Enquanto foi arcebispo de Olinda e Recife, Dom Helder Camara teve a pequena casa onde optou viver metralhada e pichada, viu seus assessores serem perseguidos pelo aparato da ditadura militar, recebeu ligações com ameaças, foi grampeado e até enfrentou a morte de um dos seus amigos, o padre Henrique, pelo regime. Além disso, mal podia emitir suas opiniões na imprensa, já que censores ficavam nas redações para eliminar matérias e comentários indesejados. Só conseguia se pronunciar por um meio: pelas crônicas que fazia de segunda a sábado na Rádio Olinda.
Religião, conselhos pessoais, parábolas, citações de músicas e obras literárias, crítica de problemas das cidades e, claro, questionamentos ao regime faziam parte dos temas. Os mais de 2,5 mil textos, reunidos no Instituto Dom Helder Câmara, foram a matéria-prima para o volume Meus Queridos Amigos (Cepe Editora), organizado por Tereza Rozowykwiat. O lançamento é domingo (10/4), a partir das 9h30, na Igreja das Fronteiras, na Boa Vista.
O livro reúne 200 crônicas do arcebispo nas suas quase 500 páginas. Ali, elas estão divididas em seis partes: Injustiças Sociais, Política, Religião, Atitude, Sentimento e Ele Era Assim, com relatos variados.

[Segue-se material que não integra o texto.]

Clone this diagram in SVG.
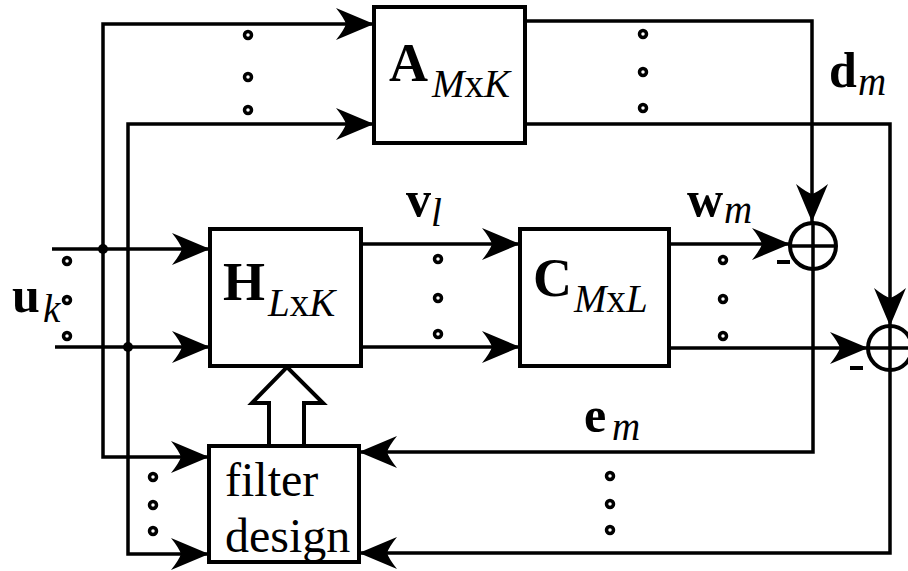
<svg xmlns="http://www.w3.org/2000/svg" width="908" height="571" viewBox="0 0 908 571">
<style>
.ln{fill:none;stroke:#000;stroke-width:3.5;stroke-linecap:butt;stroke-linejoin:miter}
.box{fill:#fff;stroke:#000;stroke-width:4}
.dot{fill:#fff;stroke:#000;stroke-width:3.5}
.jn{fill:#000}
.big{font-family:"Liberation Serif",serif;font-weight:bold;font-size:54px;fill:#000}
.lbl{font-family:"Liberation Serif",serif;font-weight:bold;font-size:50px;fill:#000}
.sub{font-family:"Liberation Serif",serif;font-size:39px;fill:#000}
.it{font-style:italic}
.txt{font-family:"Liberation Serif",serif;font-size:48px;fill:#000}
.minus{stroke:#000;stroke-width:4}
</style>
<defs>
<marker id="ah" markerUnits="userSpaceOnUse" orient="auto" refX="0" refY="0" markerWidth="50" markerHeight="40" viewBox="-40 -20 42 40" overflow="visible">
<path d="M0,0 L-38,-16 Q-30,-6 -28,0 Q-30,6 -38,16 Z" fill="#000"/>
</marker>
</defs>
<g id="connectors">
<path class="ln" d="M52,249 H210" marker-end="url(#ah)"/>
<path class="ln" d="M55,347 H210" marker-end="url(#ah)"/>
<path class="ln" d="M103,249 V24 H374" marker-end="url(#ah)"/>
<path class="ln" d="M128,347 V124 H374" marker-end="url(#ah)"/>
<path class="ln" d="M103,249 V457 H209" marker-end="url(#ah)"/>
<path class="ln" d="M128,347 V554 H209" marker-end="url(#ah)"/>
<circle class="jn" cx="103" cy="249" r="5"/>
<circle class="jn" cx="128" cy="347" r="5"/>
<path class="ln" d="M361,244 H520" marker-end="url(#ah)"/>
<path class="ln" d="M361,347 H520" marker-end="url(#ah)"/>
<path class="ln" d="M669,244 H790" marker-end="url(#ah)"/>
<path class="ln" d="M669,348 H868" marker-end="url(#ah)"/>
<path class="ln" d="M525,21 H812 V222" marker-end="url(#ah)"/>
<path class="ln" d="M525,124 H890 V326" marker-end="url(#ah)"/>
<path class="ln" d="M813,269 V452 H359" marker-end="url(#ah)"/>
<path class="ln" d="M890,370 V553 H359" marker-end="url(#ah)"/>
<path d="M269,446 V403 H252 L287,367 L323,403 H304 V446" fill="#fff" stroke="#000" stroke-width="4" stroke-linejoin="miter"/>
</g>
<g id="dots">
<circle class="dot" cx="248" cy="35" r="3.5"/><circle class="dot" cx="248" cy="77" r="3.5"/><circle class="dot" cx="248" cy="110" r="3.5"/>
<circle class="dot" cx="643" cy="34" r="3.5"/><circle class="dot" cx="643" cy="72" r="3.5"/><circle class="dot" cx="643" cy="108" r="3.5"/>
<circle class="dot" cx="67" cy="261" r="3.5"/><circle class="dot" cx="67" cy="300" r="3.5"/><circle class="dot" cx="67" cy="336" r="3.5"/>
<circle class="dot" cx="438" cy="259" r="3.5"/><circle class="dot" cx="438" cy="298" r="3.5"/><circle class="dot" cx="438" cy="334" r="3.5"/>
<circle class="dot" cx="723" cy="260" r="3.5"/><circle class="dot" cx="723" cy="299" r="3.5"/><circle class="dot" cx="723" cy="336" r="3.5"/>
<circle class="dot" cx="153" cy="477" r="3.5"/><circle class="dot" cx="153" cy="505" r="3.5"/><circle class="dot" cx="153" cy="531" r="3.5"/>
<circle class="dot" cx="610" cy="476" r="3.5"/><circle class="dot" cx="610" cy="504" r="3.5"/><circle class="dot" cx="610" cy="530" r="3.5"/>
</g>
<g id="node-A">
<rect class="box" x="374" y="7" width="151" height="136"/>
<text class="big" x="389" y="81">A</text>
<text class="sub" x="432" y="97"><tspan class="it">M</tspan>x<tspan class="it">K</tspan></text>
</g>
<g id="node-H">
<rect class="box" x="210" y="229" width="151" height="137"/>
<text class="big" x="223" y="300">H</text>
<text class="sub" x="268" y="316"><tspan class="it">L</tspan>x<tspan class="it">K</tspan></text>
</g>
<g id="node-C">
<rect class="box" x="520" y="229" width="149" height="137"/>
<text class="big" x="533" y="296">C</text>
<text class="sub" x="574" y="312"><tspan class="it">M</tspan>x<tspan class="it">L</tspan></text>
</g>
<g id="node-filter">
<rect class="box" x="209" y="446" width="150" height="116"/>
<text class="txt" x="225" y="496">filter</text>
<text class="txt" x="225" y="552">design</text>
</g>
<g id="sum1">
<circle cx="813" cy="246" r="23" fill="#fff" stroke="#000" stroke-width="4"/>
<path class="ln" d="M790,246 H836 M813,223 V269"/>
<line class="minus" x1="777" y1="262" x2="790" y2="262"/>
</g>
<g id="sum2">
<circle cx="890" cy="348" r="22" fill="#fff" stroke="#000" stroke-width="4"/>
<path class="ln" d="M868,348 H912 M890,326 V370"/>
<line class="minus" x1="850" y1="368" x2="863" y2="368"/>
</g>
<g id="labels">
<text class="lbl" x="12" y="312">u</text><text class="sub it" x="43" y="322">k</text>
<text class="lbl" x="406" y="216" font-size="46">v</text><text class="sub it" x="431" y="226">l</text>
<text class="lbl" x="687" y="216" font-size="46">w</text><text class="sub it" x="724" y="223">m</text>
<text class="lbl" x="829" y="87">d</text><text class="sub it" x="858" y="95" font-size="36">m</text>
<text class="lbl" x="584" y="432">e</text><text class="sub it" x="612" y="440">m</text>
</g>
</svg>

Os textos mostram uma fase específica da vida pública do arcebispo. Sem espaço para falar no Brasil, Dom Helder já havia começado sua intensa campanha no exterior pelo fim da repressão política por aqui – seu ativismo o levaria a ser indicado para o Prêmio Nobel da Paz, que não ganhou graças ao esforço do governo militar.
O espaço na Rádio Olinda era uma das poucas oportunidades para se pronunciar publicamente. O arcebispo, no entanto, tolhia por vezes o tom e o tema do que era dito. “O programa já foi uma pequena abertura para Dom Helder, mas ele tinha consciência que não podia falar o que quisesse. Ele sofreu ameaças de fecharem a rádio antes. Apesar de às vezes ser duro nos temas políticos, ele também falava de temas leves”, comenta Tereza. Ele não deixava de citar os presos políticos, mas também comentava canções de Chico Buarque e Clara Nunes e o livro O Pequeno Príncipe.
As crônicas eram uma parte da “não violência ativa” praticada por Dom Helder: a rejeição da violência como método aliada à certeza de que a passividade tampouco era uma saída. O enfrentamento, para ele, se dava por meio de estratégias – o constrangimento e a denúncia pública eram algumas delas. Em Meus Queridos Amigos, apesar dos textos simples, feitos para curtos trechos de rádio, é possível ver o exercício desse não conformismo criterioso: vemos ali um Dom Helder que, combativo, sabe quando e como pode fazer críticas duras. Tentar transformar, afinal, era uma das grandes tarefas cristãs para ele.